NTCA CEO Shirley Bloomfield expects the hearing will “tee up some of the issues that cover the whole” broadband ecosystem that aren’t directly tied to disbursing the IIJA money. “People get so focused on building the infrastructure, what that looks like, how it works” in each of the participating federal agencies, she said in an interview: “This feels like a way to step back and ask” questions “aside from building these networks. How do we maintain these networks? How do we make sure they’re affordable? How do we make sure they’re sustainable so that whatever investments “we’re putting in are good” ones that “actually do ensure that we’re creating networks that folks can utilize and connect to?”
An aide to Senate Communications ranking member John Thune, R-S.D., confirmed he will “definitely” focus on his broadband oversight concerns during the Tuesday hearing. Thune began work last week to review all federal broadband funding programs in a bid to hold executive branch agencies accountable for their disbursals (see 2212060067).
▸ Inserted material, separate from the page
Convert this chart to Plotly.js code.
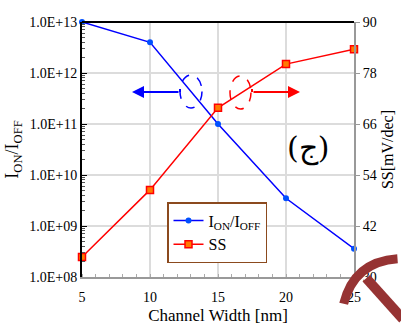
<!DOCTYPE html>
<html><head><meta charset="utf-8">
<script src="https://cdn.plot.ly/plotly-3.0.1.min.js"></script>
<style>html,body{margin:0;padding:0;background:#fff}#c{width:401px;height:325px}</style>
</head><body><div id="c"></div>
<script>
const widths = [5, 10, 15, 20, 25];
const ionIoff = [1.0e13, 4.0e12, 1.0e11, 3.5e9, 3.6e8];
const ss = [34.7, 50.5, 69.8, 80.1, 83.6];
const leftTickVals = [1e8, 1e9, 1e10, 1e11, 1e12, 1e13];
const leftTickText = ['1.0E+08', '1.0E+09', '1.0E+10', '1.0E+11', '1.0E+12', '1.0E+13'];
const rightTickVals = [30, 42, 54, 66, 78, 90];
const xTickVals = [5, 10, 15, 20, 25];

const F = '"Liberation Serif", "Times New Roman", serif';
// pixel -> paper helpers (plot area: x 82..354, y 22..277)
const px = v => (v - 82) / 272;
const py = v => (277 - v) / 255;
const traces = [
  {x: widths, y: ionIoff, name: 'I<sub>ON</sub>/I<sub>OFF</sub>', type: 'scatter', mode: 'lines+markers',
   line: {color: '#0000ff', width: 1.5}, marker: {symbol: 'circle', size: 6, color: '#0050ff'}, yaxis: 'y', cliponaxis: false},
  {x: widths, y: ss, name: 'SS', type: 'scatter', mode: 'lines+markers',
   line: {color: '#ff0000', width: 1.5}, marker: {symbol: 'square', size: 7, color: '#ff7a00', line: {color: '#ff0000', width: 1.5}}, yaxis: 'y2', cliponaxis: false}
];
const layout = {
  width: 401, height: 325,
  margin: {l: 82, r: 47, t: 22, b: 48},
  paper_bgcolor: '#fff', plot_bgcolor: '#fff',
  font: {family: F, color: '#000', size: 14},
  showlegend: true,
  legend: {x: px(167), y: py(202), xanchor: 'left', yanchor: 'top', bgcolor: '#fff',
           bordercolor: '#8b4a1e', borderwidth: 1.5, font: {size: 16, family: F}, tracegroupgap: 0},
  xaxis: {range: [5, 25], tickvals: xTickVals, showgrid: true, gridcolor: '#dcdcdc', gridwidth: 1.2,
          showline: true, linecolor: '#999', linewidth: 2, ticks: '', zeroline: false, ticklabelstandoff: 6,
          minor: {ticks: 'inside', ticklen: 3, tickcolor: '#aaa', dtick: 1, showgrid: false},
          tickfont: {size: 14, family: F}, title: {text: 'Channel Width [nm]', font: {size: 17, family: F}, standoff: 6}},
  yaxis: {type: 'log', range: [8, 13], tickvals: leftTickVals, ticktext: leftTickText,
          showgrid: true, gridcolor: '#dcdcdc', gridwidth: 1.2, showline: true, linecolor: '#000', linewidth: 2,
          ticks: 'inside', ticklen: 5, tickcolor: '#000', zeroline: false,
          minor: {ticks: 'inside', ticklen: 3, tickcolor: '#555', dtick: 'D1', showgrid: false},
          tickfont: {size: 14, family: F}, title: {text: 'I<sub>ON</sub>/I<sub>OFF</sub>', font: {size: 18, family: F}, standoff: 6}},
  yaxis2: {overlaying: 'y', side: 'right', range: [30, 90], tickvals: rightTickVals, showgrid: false,
           showline: true, linecolor: '#999', linewidth: 2, ticks: 'outside', ticklen: 4, tickcolor: '#999',
           zeroline: false, tickfont: {size: 14, family: F}, title: {text: 'SS[mV/dec]', font: {size: 16, family: F}, standoff: 6}},
  shapes: [
    {type: 'line', xref: 'paper', yref: 'paper', x0: 0, x1: 1, y0: 1, y1: 1, line: {color: '#000', width: 2}},
    {type: 'circle', xref: 'paper', yref: 'paper', x0: px(180), x1: px(202), y0: py(108), y1: py(75), line: {color: '#0000ff', width: 1.5, dash: 'dash'}},
    {type: 'circle', xref: 'paper', yref: 'paper', x0: px(230), x1: px(251), y0: py(109), y1: py(76), line: {color: '#ff0000', width: 1.5, dash: 'dash'}},
    {type: 'line', xref: 'paper', yref: 'paper', x0: px(180), x1: px(180), y0: py(92), y1: py(89), line: {color: '#0000ff', width: 2}},
    {type: 'line', xref: 'paper', yref: 'paper', x0: px(252), x1: px(252), y0: py(92), y1: py(89), line: {color: '#ff0000', width: 2}},
    {type: 'path', xref: 'paper', yref: 'paper', path: 'M 0.962 -0.105 Q 1.0 0.06 1.16 0.072', line: {color: '#963333', width: 9}},
    {type: 'path', xref: 'paper', yref: 'paper', path: 'M 1.045 -0.005 L 1.18 -0.165', line: {color: '#963333', width: 10}}
  ],
  annotations: [
    {xref: 'paper', yref: 'paper', x: px(132), y: py(92), ax: px(180), ay: py(92), axref: 'paper', ayref: 'paper', text: '', showarrow: true,
     arrowhead: 2, arrowsize: 1.2, arrowwidth: 2, arrowcolor: '#0000ff'},
    {xref: 'paper', yref: 'paper', x: px(300), y: py(92), ax: px(252), ay: py(92), axref: 'paper', ayref: 'paper', text: '', showarrow: true,
     arrowhead: 2, arrowsize: 1.2, arrowwidth: 2, arrowcolor: '#ff0000'},
    {xref: 'paper', yref: 'paper', x: px(331), y: py(148), text: '(ج)', showarrow: false, font: {size: 30, family: 'DejaVu Serif', color: '#000'}}
  ]
};
Plotly.newPlot('c', traces, layout, {displayModeBar: false, staticPlot: true});
</script></body></html>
More than 30 industry entities received letters from Thune about the oversight probe, including CTIA, NCTA, NTCA and WIA, lobbyists said.
Thune “and I may share some areas of interest in ensuring that the investment” from IIJA and other bills “makes its way to fruition to areas across America,” Lujan said: “It’s going to be critically important” that everyone in the U.S. gets “the connection that they deserve and that” broadband programs “get deployed” effectively. “Participating entities” need to “fully maximize connectivity and I don’t want to see anyone hiding behind rules that are yet to be developed” as a way to explain “why they can’t connect a community or a small business or a family,” he said.
NTCA is “going to be working through our responses to” Thune’s inquiry, Bloomfield said. “What he’s teed up is something that’s commonsense,” including how federal agencies are “coordinating” on issues like what data on the FCC’s new broadband coverage maps requires fixing. “There’s a lot of work in this space” that will be needed “to ensure that we’re not spending a lot of these federal resources duplicating efforts,” she said: It may also provide further motivation to Congress to push the FCC to act on some of the Connect America Fund, Alternative Connect American Cost Model and other USF mechanisms.
It's important to remember that the $65 billion in broadband money in IIJA wasn’t entirely allocated to fund deployment, said Free Press Vice President-Policy Matt Wood: It also included money for the FCC’s ACP program and digital equity efforts, so it will be important to watch if Thune intends to confine his inquiry to just ensuring disbursals of deployment money don’t go to overbuilding. “My antenna are definitely up” on those issues,” Wood said.